Print them exactly: the lines from the beginning of the entries below through the line that contains "Sans Condensed, DejaVu", and only those, with the pictures left out.

>> begin

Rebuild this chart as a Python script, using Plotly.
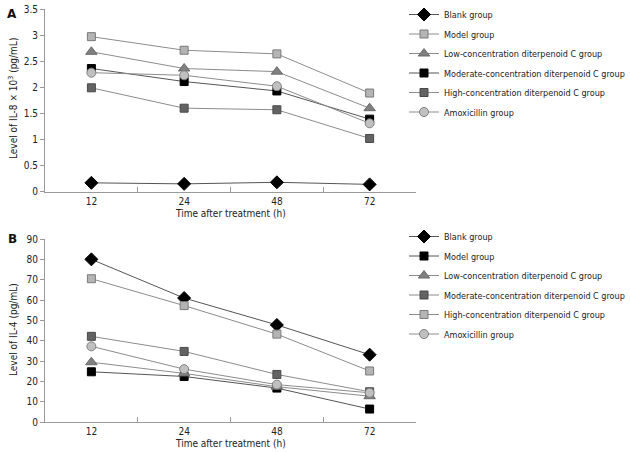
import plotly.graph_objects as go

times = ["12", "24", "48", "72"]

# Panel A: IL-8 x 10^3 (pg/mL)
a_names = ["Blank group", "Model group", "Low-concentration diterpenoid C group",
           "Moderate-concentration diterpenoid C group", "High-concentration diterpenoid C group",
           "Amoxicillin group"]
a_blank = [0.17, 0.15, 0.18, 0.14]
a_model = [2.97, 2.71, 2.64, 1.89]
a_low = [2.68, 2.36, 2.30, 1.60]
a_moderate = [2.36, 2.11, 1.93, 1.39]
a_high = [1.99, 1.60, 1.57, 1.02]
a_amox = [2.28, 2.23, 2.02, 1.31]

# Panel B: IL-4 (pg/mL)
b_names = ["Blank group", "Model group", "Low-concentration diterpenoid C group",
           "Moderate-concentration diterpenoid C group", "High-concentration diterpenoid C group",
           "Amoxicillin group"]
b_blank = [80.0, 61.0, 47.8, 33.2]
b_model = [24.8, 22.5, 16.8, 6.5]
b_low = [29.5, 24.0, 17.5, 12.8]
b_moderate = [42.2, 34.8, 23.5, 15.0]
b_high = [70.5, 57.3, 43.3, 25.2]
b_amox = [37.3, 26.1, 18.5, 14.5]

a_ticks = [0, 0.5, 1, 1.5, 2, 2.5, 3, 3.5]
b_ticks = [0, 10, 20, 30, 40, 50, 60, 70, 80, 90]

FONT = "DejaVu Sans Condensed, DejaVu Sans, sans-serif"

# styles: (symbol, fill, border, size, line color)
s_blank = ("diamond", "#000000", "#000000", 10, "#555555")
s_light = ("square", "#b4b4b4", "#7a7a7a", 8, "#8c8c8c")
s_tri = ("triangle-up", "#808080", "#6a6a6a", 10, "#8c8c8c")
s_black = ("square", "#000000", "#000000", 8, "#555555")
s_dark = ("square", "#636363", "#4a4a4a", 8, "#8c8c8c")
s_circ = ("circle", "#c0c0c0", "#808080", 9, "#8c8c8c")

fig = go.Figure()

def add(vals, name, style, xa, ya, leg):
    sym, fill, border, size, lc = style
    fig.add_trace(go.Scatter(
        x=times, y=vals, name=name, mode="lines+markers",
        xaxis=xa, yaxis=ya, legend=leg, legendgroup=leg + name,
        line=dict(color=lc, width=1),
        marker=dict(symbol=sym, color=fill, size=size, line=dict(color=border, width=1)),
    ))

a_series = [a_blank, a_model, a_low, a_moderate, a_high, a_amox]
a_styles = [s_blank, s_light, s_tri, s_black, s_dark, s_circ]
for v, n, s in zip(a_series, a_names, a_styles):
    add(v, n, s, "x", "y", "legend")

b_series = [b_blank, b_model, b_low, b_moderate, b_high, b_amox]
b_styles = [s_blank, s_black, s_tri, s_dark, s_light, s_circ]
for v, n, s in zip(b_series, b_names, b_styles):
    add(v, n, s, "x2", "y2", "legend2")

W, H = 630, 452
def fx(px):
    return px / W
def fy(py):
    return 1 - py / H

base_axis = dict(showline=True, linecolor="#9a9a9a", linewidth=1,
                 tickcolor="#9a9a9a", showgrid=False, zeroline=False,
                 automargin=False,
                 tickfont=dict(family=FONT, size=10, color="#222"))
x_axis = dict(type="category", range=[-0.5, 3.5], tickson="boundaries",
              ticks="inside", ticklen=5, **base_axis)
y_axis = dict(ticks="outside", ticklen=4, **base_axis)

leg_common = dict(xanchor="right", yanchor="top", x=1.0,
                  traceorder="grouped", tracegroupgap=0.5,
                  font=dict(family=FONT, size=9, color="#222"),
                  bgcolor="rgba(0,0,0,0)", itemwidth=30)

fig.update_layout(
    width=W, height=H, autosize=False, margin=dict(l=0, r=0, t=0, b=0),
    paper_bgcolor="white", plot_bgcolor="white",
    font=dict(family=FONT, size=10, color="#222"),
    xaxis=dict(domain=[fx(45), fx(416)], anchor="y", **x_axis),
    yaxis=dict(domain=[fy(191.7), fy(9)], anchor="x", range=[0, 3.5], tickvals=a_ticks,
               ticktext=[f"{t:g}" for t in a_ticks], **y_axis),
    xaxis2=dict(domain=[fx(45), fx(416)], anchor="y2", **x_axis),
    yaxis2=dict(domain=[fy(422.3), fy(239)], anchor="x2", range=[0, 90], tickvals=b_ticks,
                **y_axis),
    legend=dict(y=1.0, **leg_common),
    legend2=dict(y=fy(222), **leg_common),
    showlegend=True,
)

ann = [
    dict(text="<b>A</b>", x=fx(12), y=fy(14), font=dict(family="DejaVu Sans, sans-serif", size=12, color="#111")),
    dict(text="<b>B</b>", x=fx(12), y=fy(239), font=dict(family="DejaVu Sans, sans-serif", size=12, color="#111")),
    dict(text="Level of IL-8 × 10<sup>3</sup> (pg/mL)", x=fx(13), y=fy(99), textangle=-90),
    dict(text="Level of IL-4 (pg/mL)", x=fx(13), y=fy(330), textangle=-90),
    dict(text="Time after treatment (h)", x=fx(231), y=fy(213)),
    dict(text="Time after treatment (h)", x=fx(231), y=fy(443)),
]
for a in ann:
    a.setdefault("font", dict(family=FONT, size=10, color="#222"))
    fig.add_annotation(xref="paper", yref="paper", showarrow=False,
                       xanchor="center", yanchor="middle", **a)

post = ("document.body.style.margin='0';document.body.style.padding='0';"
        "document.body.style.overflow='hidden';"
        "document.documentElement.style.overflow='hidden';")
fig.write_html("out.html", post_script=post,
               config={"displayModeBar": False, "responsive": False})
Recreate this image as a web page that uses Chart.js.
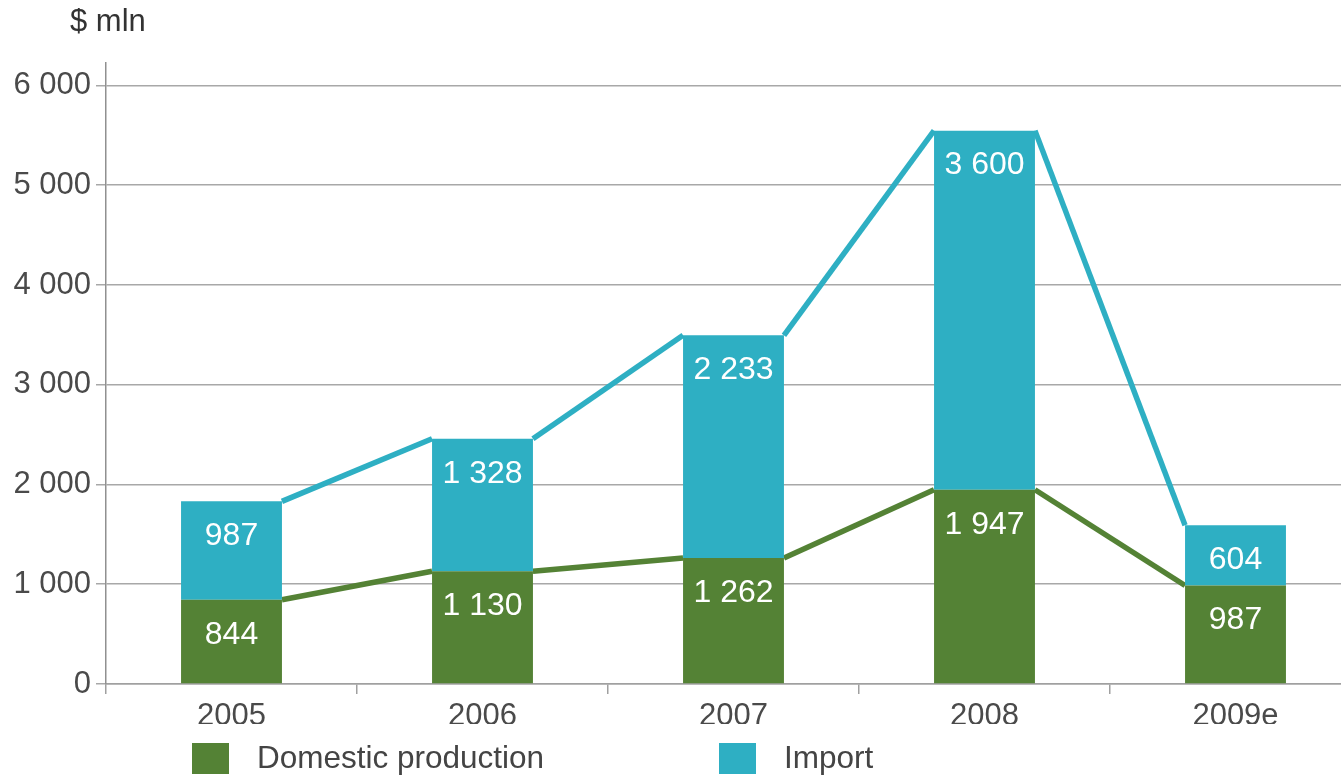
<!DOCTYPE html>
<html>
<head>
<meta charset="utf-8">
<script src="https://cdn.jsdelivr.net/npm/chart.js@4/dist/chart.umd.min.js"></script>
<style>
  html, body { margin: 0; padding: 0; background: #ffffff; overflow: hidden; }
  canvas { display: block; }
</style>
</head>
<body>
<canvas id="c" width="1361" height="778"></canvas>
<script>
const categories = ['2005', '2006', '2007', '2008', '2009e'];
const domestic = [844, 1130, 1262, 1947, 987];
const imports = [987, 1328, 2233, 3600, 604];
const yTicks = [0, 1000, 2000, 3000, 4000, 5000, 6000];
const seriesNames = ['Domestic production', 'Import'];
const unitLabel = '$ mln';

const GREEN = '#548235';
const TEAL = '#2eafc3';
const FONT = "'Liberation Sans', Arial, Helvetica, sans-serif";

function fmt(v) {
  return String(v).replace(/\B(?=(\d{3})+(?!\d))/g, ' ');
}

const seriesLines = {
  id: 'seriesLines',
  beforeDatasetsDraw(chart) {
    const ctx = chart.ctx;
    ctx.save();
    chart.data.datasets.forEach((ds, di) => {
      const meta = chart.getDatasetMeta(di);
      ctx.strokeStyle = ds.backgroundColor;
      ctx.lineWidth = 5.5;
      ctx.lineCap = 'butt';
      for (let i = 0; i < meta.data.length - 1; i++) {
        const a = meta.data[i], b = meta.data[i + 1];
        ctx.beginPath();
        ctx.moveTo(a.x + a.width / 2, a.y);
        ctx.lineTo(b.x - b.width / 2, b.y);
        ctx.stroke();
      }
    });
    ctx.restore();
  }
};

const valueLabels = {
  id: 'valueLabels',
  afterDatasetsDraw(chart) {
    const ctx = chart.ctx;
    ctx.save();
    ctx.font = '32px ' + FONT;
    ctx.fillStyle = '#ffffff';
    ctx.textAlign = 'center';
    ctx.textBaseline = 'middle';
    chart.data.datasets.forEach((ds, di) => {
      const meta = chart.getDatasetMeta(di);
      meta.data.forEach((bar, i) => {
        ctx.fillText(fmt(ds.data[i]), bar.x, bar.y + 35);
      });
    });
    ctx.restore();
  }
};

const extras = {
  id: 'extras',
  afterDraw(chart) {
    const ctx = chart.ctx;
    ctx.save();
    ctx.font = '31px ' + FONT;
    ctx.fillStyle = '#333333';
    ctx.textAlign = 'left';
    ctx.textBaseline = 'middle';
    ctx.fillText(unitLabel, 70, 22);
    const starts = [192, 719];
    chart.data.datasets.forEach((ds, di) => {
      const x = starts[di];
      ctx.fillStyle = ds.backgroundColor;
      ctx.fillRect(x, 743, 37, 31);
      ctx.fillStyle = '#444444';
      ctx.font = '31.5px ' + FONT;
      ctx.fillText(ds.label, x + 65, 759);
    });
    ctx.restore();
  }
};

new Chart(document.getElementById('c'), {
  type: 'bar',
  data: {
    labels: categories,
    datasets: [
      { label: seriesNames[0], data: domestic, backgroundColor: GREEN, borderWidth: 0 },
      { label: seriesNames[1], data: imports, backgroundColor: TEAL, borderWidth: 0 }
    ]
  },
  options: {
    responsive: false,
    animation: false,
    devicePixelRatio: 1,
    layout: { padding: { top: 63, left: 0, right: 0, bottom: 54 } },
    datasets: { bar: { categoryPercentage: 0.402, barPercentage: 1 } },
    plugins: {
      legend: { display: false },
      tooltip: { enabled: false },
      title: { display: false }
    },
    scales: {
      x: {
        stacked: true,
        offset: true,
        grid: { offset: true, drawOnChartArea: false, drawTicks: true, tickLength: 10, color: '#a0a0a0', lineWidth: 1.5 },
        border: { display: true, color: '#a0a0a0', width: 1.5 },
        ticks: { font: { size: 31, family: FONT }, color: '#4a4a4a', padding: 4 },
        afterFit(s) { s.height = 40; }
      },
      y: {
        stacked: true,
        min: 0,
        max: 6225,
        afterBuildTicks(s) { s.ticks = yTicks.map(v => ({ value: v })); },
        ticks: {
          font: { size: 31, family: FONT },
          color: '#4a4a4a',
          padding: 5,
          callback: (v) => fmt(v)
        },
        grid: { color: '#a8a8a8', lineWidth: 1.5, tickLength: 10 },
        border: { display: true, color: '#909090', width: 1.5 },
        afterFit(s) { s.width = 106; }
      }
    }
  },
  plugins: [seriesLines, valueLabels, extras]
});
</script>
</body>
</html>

>> end

▸ REPLY:
Rebuild this chart as a Python script, using Plotly.
import plotly.graph_objects as go

times = ["12", "24", "48", "72"]

# Panel A: IL-8 x 10^3 (pg/mL)
a_names = ["Blank group", "Model group", "Low-concentration diterpenoid C group",
           "Moderate-concentration diterpenoid C group", "High-concentration diterpenoid C group",
           "Amoxicillin group"]
a_blank = [0.17, 0.15, 0.18, 0.14]
a_model = [2.97, 2.71, 2.64, 1.89]
a_low = [2.68, 2.36, 2.30, 1.60]
a_moderate = [2.36, 2.11, 1.93, 1.39]
a_high = [1.99, 1.60, 1.57, 1.02]
a_amox = [2.28, 2.23, 2.02, 1.31]

# Panel B: IL-4 (pg/mL)
b_names = ["Blank group", "Model group", "Low-concentration diterpenoid C group",
           "Moderate-concentration diterpenoid C group", "High-concentration diterpenoid C group",
           "Amoxicillin group"]
b_blank = [80.0, 61.0, 47.8, 33.2]
b_model = [24.8, 22.5, 16.8, 6.5]
b_low = [29.5, 24.0, 17.5, 12.8]
b_moderate = [42.2, 34.8, 23.5, 15.0]
b_high = [70.5, 57.3, 43.3, 25.2]
b_amox = [37.3, 26.1, 18.5, 14.5]

a_ticks = [0, 0.5, 1, 1.5, 2, 2.5, 3, 3.5]
b_ticks = [0, 10, 20, 30, 40, 50, 60, 70, 80, 90]

FONT = "DejaVu Sans Condensed, DejaVu Sans, sans-serif"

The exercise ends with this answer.